COLUMBIA — Five Columbia nonprofit organizations were awarded grants ranging from $100,000 to $300,000 this summer from the Missouri Foundation for Health.
The grants were awarded to “help organizations sustain health care programs that benefit Missourians, especially the uninsured, under-insured and under-served,” said Julie Johnson, spokeswoman for the foundation.
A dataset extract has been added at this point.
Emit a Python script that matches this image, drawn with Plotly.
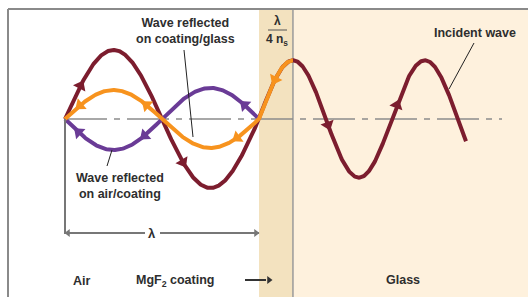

Boone County Council on Aging, Columbia: $100,000
Missouri Lions Eye Research Foundation, Columbia: $100,000
PedNet Coalition, Columbia: $100,000
CHA Low-Income Services, Inc., Columbia: $294,000
Phoenix Programs Inc., Columbia: $300,000
Learning Insights, Holts Summit: $39,180
Montgomery County Council on Aging, Montgomery City: $100,000
YMCA of Callaway County, Fulton: $100,000
Missouri Department of Mental Health (mental health literacy), Jefferson City: $300,000
Missouri Department of Mental Health (quit smoking program), Jefferson City: $44,682
Grants are awarded based on applications from organizations within an 84-county service area, plus the city of St. Louis, Johnson said. Distribution of $1.4 million to 10 organizations in mid-Missouri began in the middle of July.
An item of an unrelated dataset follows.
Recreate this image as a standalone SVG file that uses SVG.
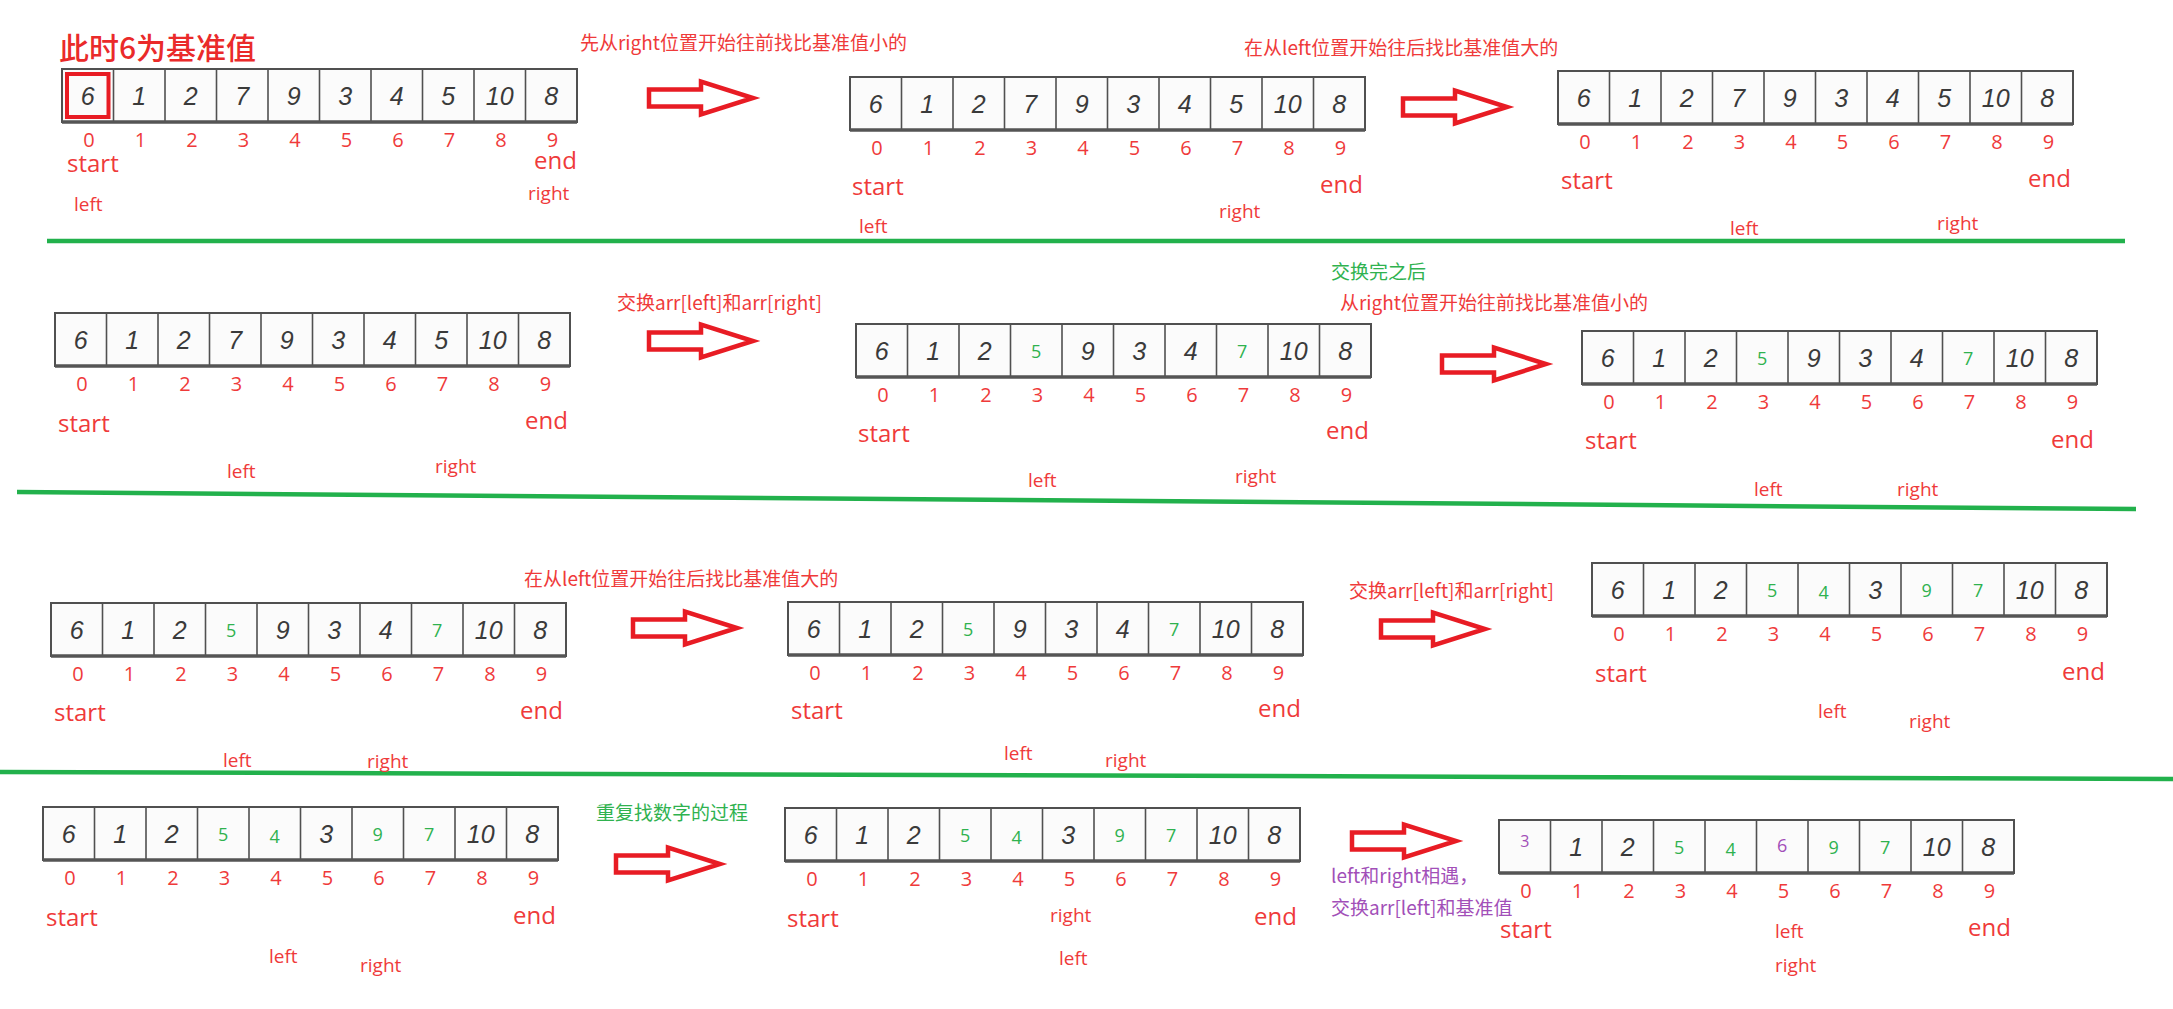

“We are delighted,” said Jessica Macy, executive director for the Boone County Council on Aging. The council, which helps Columbia's senior citizens live independently, received $100,000.
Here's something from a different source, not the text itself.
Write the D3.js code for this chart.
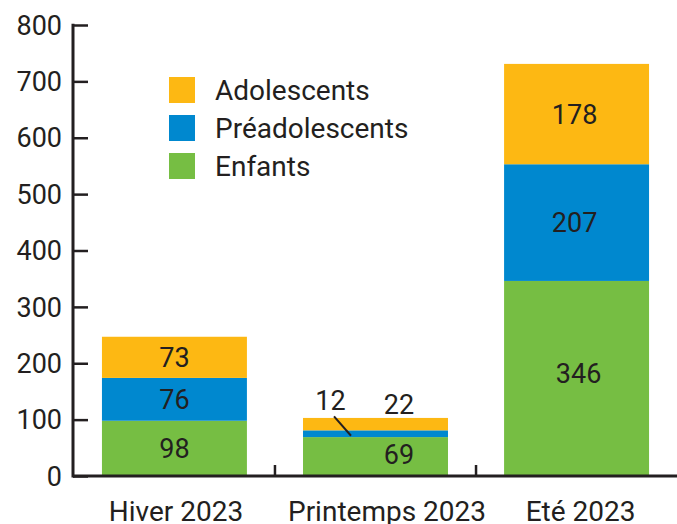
<!DOCTYPE html>
<html>
<head>
<meta charset="utf-8">
<script src="https://cdnjs.cloudflare.com/ajax/libs/d3/7.8.5/d3.min.js"></script>
<style>
  body { margin: 0; background: #fff; }
  text { font-family: Roboto, 'Noto Sans', sans-serif; fill: #231f20; }
</style>
</head>
<body>
<div id="chart"></div>
<script>
const seasons = ['Hiver 2023', 'Printemps 2023', 'Eté 2023'];
const groups = ['Enfants', 'Préadolescents', 'Adolescents'];
const enfants = [98, 69, 346];
const preados = [76, 12, 207];
const ados = [73, 22, 178];
const yTicks = [0, 100, 200, 300, 400, 500, 600, 700, 800];
const colors = ['#76be43', '#0088cf', '#fdb813'];

const W = 677, H = 524;
const svg = d3.select('#chart').append('svg').attr('width', W).attr('height', H);

const x = d3.scaleBand().domain(seasons).range([73, 678]).paddingInner(0.279).paddingOuter(0.144);
const y = d3.scaleLinear().domain([0, 800]).range([476, 25]);

const rows = seasons.map((s, i) => ({ season: s, Enfants: enfants[i], 'Préadolescents': preados[i], Adolescents: ados[i] }));
const stack = d3.stack().keys(groups)(rows);

// bars
stack.forEach((layer, k) => {
  svg.append('g').selectAll('rect')
    .data(layer)
    .join('rect')
    .attr('x', d => x(d.data.season))
    .attr('width', x.bandwidth())
    .attr('y', d => y(d[1]))
    .attr('height', d => y(d[0]) - y(d[1]))
    .attr('fill', colors[k]);
});

// value labels
stack.forEach((layer, k) => {
  layer.forEach((d, i) => {
    const v = d[1] - d[0];
    let cx = x(d.data.season) + x.bandwidth() / 2;
    let cy = y((d[0] + d[1]) / 2);
    if (d.data.season === 'Printemps 2023') {
      cx += 23.5;
      if (k === 0) cy -= 2;
      if (k === 1) { cx = x(d.data.season) + 27.5; cy = y(d[1]) - 30; }
      if (k === 2) { cy = y(d[1]) - 13.5; }
    }
    if (d.data.season === 'Eté 2023') {
      if (k === 0) { cx += 2; cy -= 5; }
      else cx -= 2;
    }
    svg.append('text')
      .attr('x', cx).attr('y', cy)
      .attr('dy', '0.36em')
      .attr('text-anchor', 'middle')
      .style('font-size', '27px')
      .text(v);
    if (d.data.season === 'Printemps 2023' && k === 1) {
      svg.append('line')
        .attr('x1', x(d.data.season) + 31).attr('y1', y(d[1]) - 14)
        .attr('x2', x(d.data.season) + 48).attr('y2', y((d[0] + d[1]) / 2) + 2)
        .attr('stroke', '#231f20').attr('stroke-width', 2);
    }
  });
});

// y axis
const yAxis = svg.append('g').attr('transform', 'translate(73,0)')
  .call(d3.axisRight(y).tickValues(yTicks).tickSize(15).tickFormat(''));
yAxis.select('.domain').remove();
yAxis.selectAll('.tick line').attr('stroke', '#231f20').attr('stroke-width', 2.5);
svg.append('line').attr('x1', 73).attr('x2', 73).attr('y1', y(800) - 1.2).attr('y2', y(0) + 1.5)
  .attr('stroke', '#231f20').attr('stroke-width', 3);
svg.selectAll('text.ytick').data(yTicks).join('text')
  .attr('class', 'ytick')
  .attr('x', 62).attr('y', d => y(d)).attr('dy', '0.36em')
  .attr('text-anchor', 'end')
  .style('font-size', '27px')
  .text(d => d);

// x axis
svg.append('line').attr('x1', 73).attr('x2', W).attr('y1', y(0)).attr('y2', y(0))
  .attr('stroke', '#231f20').attr('stroke-width', 3);
const bounds = seasons.slice(1).map(s => x(s) - x.step() * x.paddingInner() / 2);
svg.selectAll('line.xtick').data(bounds).join('line')
  .attr('class', 'xtick')
  .attr('x1', d => d).attr('x2', d => d)
  .attr('y1', y(0)).attr('y2', y(0) - 11)
  .attr('stroke', '#231f20').attr('stroke-width', 2.5);
// category labels are not centred exactly under their bars in the original
const labelNudge = { 'Hiver 2023': 1.5, 'Printemps 2023': 11.5, 'Eté 2023': 4 };
svg.selectAll('text.xlab').data(seasons).join('text')
  .attr('class', 'xlab')
  .attr('x', d => x(d) + x.bandwidth() / 2 + labelNudge[d]).attr('y', 521)
  .attr('text-anchor', 'middle')
  .style('font-size', '28px')
  .text(d => d);

// legend
const legendItems = groups.slice().reverse();
const legendColors = colors.slice().reverse();
const lg = svg.append('g').attr('transform', 'translate(169,77)');
legendItems.forEach((g, i) => {
  lg.append('rect').attr('x', 0).attr('y', i * 38).attr('width', 26).attr('height', 26)
    .attr('fill', legendColors[i]);
  lg.append('text').attr('x', 46).attr('y', i * 38 + 13).attr('dy', '0.36em')
    .style('font-size', '28px').text(g);
});
</script>
</body>
</html>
“The funding is basic support of our operations, and it will go to extend services to senior citizens in the community such as delivering food boxes from the food pantry, providing volunteers and assisting with repairs and home maintenance projects,” Macy said.
The organizations are free to use the money as they see fit, as long as they follow the guidelines they outlined in their application, Johnson said.
“We’re very excited to be a first-time recipient of this type of grant,” said Annie Kuhl, public relations and development manager for the Missouri Lions Eye Research Foundation, which also received $100,000. The foundation does research in blindness and conducts eye care programs and eye banking to restore sight.
“We’re looking forward to expanding both our vision screening program for children and our glaucoma screening program for adults,” Kuhl said.
The Boone County Council on Aging, Missouri Lions Eye Research Foundation and PedNet Coalition each received $100,000. CHA Low-Income Services Inc. received $294,000 to conduct violence prevention and behavioral health programs. Phoenix Programs Inc., which works with people and families with addictions, received $300,000.
The Missouri Foundation for Health was founded in 2000 with money that remained when Blue Cross Blue Shield of Missouri converted from a nonprofit to a profit status. The money had to stay with a nonprofit organization, Johnson explained. Since then, the foundation has awarded approximately $337 million in grants to nonprofit organizations. The money comes from the investment income made from the original amount; the foundation does not take any private donations or government money.